# START OF Source excerpt

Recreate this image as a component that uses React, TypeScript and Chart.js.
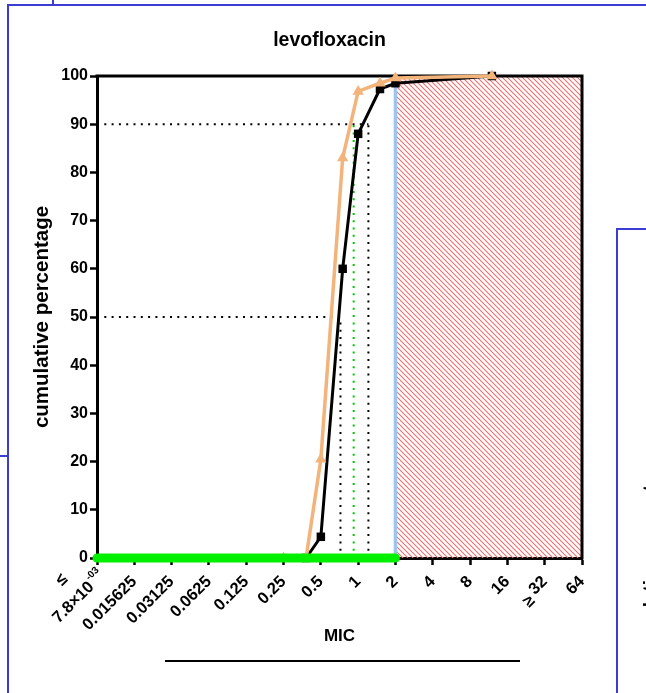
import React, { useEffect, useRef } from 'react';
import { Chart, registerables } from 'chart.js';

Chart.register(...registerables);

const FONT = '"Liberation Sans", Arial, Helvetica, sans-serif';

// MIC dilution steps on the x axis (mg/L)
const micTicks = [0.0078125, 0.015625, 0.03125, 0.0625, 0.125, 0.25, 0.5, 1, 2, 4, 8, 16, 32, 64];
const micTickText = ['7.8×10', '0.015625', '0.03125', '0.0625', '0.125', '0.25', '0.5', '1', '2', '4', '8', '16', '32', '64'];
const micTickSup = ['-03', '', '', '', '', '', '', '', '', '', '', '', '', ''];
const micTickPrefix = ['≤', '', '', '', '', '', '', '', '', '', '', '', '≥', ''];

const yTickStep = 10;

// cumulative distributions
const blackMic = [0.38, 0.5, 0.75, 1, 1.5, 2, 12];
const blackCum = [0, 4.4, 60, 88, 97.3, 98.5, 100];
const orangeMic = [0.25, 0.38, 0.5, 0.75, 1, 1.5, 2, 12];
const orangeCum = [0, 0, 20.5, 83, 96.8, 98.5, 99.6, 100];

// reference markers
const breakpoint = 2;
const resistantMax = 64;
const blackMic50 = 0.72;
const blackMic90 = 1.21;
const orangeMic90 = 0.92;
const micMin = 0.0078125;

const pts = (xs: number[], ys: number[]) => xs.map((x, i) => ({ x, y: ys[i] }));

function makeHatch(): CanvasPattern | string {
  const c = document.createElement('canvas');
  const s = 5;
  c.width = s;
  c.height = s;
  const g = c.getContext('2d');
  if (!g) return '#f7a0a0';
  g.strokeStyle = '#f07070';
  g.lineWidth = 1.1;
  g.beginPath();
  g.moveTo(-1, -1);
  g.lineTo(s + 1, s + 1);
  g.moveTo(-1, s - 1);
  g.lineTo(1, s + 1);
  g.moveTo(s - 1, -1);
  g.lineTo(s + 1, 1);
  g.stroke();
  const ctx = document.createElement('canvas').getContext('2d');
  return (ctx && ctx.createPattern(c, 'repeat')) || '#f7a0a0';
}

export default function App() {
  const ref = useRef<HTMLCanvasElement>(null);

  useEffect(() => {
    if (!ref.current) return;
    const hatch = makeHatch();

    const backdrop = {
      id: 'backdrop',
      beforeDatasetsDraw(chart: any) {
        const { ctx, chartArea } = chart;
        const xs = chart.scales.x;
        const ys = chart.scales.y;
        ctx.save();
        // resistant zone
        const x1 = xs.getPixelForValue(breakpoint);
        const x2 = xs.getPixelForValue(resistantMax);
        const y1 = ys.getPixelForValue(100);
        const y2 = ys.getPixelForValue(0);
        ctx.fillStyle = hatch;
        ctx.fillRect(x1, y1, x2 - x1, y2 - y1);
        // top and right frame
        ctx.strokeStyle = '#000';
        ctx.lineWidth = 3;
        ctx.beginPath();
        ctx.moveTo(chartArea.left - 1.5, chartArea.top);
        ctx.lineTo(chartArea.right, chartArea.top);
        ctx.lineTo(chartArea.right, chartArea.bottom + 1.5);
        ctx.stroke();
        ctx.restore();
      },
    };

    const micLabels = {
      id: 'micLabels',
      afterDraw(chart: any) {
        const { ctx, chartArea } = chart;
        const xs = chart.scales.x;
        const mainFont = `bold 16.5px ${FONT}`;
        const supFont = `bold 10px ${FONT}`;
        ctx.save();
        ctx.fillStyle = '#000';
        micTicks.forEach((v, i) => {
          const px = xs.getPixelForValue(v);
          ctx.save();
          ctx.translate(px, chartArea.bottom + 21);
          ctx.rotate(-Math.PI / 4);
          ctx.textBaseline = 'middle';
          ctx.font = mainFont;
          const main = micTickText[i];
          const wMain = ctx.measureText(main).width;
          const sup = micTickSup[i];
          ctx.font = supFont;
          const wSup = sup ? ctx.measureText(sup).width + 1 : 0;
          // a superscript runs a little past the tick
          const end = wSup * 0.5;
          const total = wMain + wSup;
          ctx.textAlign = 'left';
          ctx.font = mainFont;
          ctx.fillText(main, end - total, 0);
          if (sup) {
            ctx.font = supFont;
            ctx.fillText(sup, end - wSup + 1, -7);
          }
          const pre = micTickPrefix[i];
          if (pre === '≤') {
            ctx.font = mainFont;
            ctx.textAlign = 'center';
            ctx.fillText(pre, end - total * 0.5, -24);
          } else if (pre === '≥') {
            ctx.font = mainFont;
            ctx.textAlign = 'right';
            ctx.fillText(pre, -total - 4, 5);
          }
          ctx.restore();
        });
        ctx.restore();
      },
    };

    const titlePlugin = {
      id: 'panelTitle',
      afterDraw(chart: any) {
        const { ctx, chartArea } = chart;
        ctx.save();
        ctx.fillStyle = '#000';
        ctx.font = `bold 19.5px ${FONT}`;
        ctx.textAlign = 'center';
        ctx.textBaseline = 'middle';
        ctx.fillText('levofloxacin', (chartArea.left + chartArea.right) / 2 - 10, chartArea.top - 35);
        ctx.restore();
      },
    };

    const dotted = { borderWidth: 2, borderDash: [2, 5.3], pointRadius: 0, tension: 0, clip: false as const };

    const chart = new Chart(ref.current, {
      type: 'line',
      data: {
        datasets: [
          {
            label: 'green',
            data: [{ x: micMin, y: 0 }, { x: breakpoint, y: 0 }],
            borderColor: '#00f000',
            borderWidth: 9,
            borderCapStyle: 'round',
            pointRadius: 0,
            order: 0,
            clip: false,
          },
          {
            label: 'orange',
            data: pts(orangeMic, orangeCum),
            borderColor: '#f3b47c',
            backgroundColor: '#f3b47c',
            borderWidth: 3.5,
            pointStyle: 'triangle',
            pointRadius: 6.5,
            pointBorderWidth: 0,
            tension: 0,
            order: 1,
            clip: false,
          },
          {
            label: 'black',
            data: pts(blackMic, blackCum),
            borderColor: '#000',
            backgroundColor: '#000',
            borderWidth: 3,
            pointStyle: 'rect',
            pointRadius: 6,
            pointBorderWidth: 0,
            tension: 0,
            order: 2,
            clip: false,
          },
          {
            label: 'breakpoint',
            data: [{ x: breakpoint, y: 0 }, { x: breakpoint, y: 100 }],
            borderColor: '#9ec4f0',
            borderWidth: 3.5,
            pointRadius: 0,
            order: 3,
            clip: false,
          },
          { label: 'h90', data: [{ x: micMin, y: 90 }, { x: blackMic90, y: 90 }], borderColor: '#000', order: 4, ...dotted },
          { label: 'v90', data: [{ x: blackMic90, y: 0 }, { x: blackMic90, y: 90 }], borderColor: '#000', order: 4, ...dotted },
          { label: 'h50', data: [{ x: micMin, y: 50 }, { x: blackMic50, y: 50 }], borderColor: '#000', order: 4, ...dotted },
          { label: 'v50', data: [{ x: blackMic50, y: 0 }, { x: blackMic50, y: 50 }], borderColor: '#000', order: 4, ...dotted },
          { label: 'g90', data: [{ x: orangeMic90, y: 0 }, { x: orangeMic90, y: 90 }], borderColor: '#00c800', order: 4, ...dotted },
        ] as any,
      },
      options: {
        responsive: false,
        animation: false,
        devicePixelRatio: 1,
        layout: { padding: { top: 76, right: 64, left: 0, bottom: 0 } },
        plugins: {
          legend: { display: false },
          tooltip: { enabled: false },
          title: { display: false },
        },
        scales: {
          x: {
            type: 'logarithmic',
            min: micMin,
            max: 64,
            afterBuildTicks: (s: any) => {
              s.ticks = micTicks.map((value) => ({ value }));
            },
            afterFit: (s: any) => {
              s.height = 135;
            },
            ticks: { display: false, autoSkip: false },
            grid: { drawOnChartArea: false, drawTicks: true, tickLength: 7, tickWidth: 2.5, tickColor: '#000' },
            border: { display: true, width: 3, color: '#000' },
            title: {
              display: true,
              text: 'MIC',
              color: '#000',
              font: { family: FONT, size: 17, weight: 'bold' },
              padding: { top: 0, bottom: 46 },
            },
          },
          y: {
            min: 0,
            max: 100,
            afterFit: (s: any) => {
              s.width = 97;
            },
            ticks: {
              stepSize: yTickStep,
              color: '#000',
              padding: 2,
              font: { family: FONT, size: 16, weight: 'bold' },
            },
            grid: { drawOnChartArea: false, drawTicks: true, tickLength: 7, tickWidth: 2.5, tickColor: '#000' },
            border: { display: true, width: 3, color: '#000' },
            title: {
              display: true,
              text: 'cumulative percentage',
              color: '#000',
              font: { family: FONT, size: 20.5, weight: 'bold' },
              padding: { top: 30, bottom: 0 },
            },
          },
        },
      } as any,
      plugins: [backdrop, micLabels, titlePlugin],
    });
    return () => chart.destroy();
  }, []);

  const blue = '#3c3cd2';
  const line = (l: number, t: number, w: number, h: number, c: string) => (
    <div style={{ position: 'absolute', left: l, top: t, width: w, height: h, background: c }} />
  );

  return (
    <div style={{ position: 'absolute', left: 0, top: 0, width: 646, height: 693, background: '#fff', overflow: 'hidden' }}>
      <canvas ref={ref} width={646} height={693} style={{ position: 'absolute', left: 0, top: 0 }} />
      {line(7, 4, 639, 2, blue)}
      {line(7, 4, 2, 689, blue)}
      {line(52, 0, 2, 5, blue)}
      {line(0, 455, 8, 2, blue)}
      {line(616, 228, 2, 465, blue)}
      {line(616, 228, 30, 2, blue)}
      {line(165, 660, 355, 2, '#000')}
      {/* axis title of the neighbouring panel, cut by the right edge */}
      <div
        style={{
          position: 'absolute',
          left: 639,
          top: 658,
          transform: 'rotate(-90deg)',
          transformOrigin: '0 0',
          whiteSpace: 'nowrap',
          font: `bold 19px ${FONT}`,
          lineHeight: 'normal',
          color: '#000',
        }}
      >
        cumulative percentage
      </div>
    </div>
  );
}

# END OF Source excerpt

Task brief:
Each line holding "React" must be found and copied.

Solved exercise:
Recreate this image as a component that uses React, TypeScript and Chart.js.
import React, { useEffect, useRef } from 'react';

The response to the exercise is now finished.